Short problem =
Every line that contains the word "this" should be copied.

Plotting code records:
::::::::::
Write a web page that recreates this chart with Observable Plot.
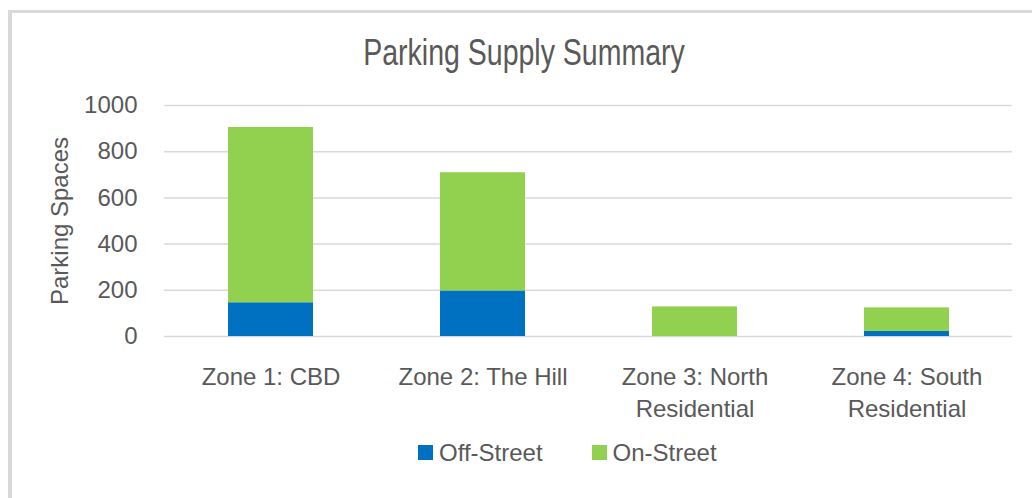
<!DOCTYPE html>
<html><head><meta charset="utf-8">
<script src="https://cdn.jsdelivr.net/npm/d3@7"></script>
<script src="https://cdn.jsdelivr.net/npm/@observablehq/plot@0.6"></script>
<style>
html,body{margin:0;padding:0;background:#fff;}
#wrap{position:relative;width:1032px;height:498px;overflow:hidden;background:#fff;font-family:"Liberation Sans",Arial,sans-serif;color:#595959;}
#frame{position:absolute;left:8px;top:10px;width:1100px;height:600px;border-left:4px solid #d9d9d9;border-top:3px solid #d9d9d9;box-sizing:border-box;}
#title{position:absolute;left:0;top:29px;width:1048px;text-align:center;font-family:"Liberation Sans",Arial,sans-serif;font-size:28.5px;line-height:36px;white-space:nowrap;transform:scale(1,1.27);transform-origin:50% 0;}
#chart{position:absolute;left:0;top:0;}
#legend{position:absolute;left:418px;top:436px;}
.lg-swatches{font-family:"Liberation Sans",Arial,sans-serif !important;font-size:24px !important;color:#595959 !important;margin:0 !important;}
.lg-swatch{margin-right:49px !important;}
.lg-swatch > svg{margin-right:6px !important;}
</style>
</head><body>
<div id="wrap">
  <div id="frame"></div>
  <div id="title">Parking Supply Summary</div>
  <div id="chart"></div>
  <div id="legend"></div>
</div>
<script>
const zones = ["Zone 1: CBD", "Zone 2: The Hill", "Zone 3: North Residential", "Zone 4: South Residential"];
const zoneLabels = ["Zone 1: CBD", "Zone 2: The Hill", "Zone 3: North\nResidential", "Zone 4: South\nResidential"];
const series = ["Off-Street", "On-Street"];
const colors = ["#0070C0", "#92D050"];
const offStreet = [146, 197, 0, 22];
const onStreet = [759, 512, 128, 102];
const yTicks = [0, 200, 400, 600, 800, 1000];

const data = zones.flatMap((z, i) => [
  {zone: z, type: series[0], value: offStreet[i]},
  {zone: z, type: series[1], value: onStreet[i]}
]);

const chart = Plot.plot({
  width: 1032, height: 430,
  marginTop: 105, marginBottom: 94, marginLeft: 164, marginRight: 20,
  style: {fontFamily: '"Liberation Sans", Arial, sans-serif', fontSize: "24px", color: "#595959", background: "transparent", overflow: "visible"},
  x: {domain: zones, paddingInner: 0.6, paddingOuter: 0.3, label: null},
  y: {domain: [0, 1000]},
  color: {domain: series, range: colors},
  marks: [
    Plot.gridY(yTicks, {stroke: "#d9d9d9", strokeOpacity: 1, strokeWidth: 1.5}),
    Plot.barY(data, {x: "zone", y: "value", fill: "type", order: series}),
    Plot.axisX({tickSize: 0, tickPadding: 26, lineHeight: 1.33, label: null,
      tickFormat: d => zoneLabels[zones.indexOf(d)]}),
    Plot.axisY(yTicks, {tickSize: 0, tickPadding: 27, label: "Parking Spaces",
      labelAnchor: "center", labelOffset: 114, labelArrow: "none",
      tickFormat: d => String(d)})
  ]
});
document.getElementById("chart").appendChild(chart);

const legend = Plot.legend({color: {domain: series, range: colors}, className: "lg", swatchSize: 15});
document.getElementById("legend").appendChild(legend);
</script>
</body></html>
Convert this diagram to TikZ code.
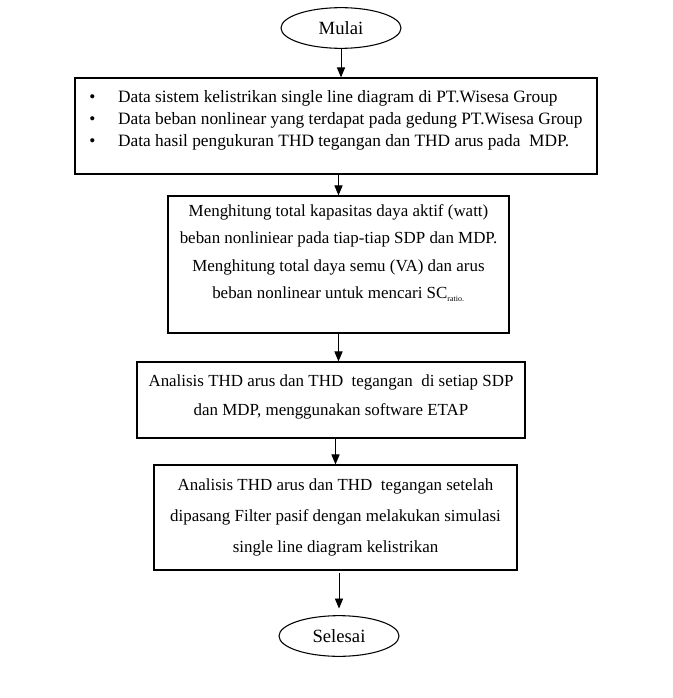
::::::::::
Final answer =
Write a web page that recreates this chart with Observable Plot.
Convert this diagram to TikZ code.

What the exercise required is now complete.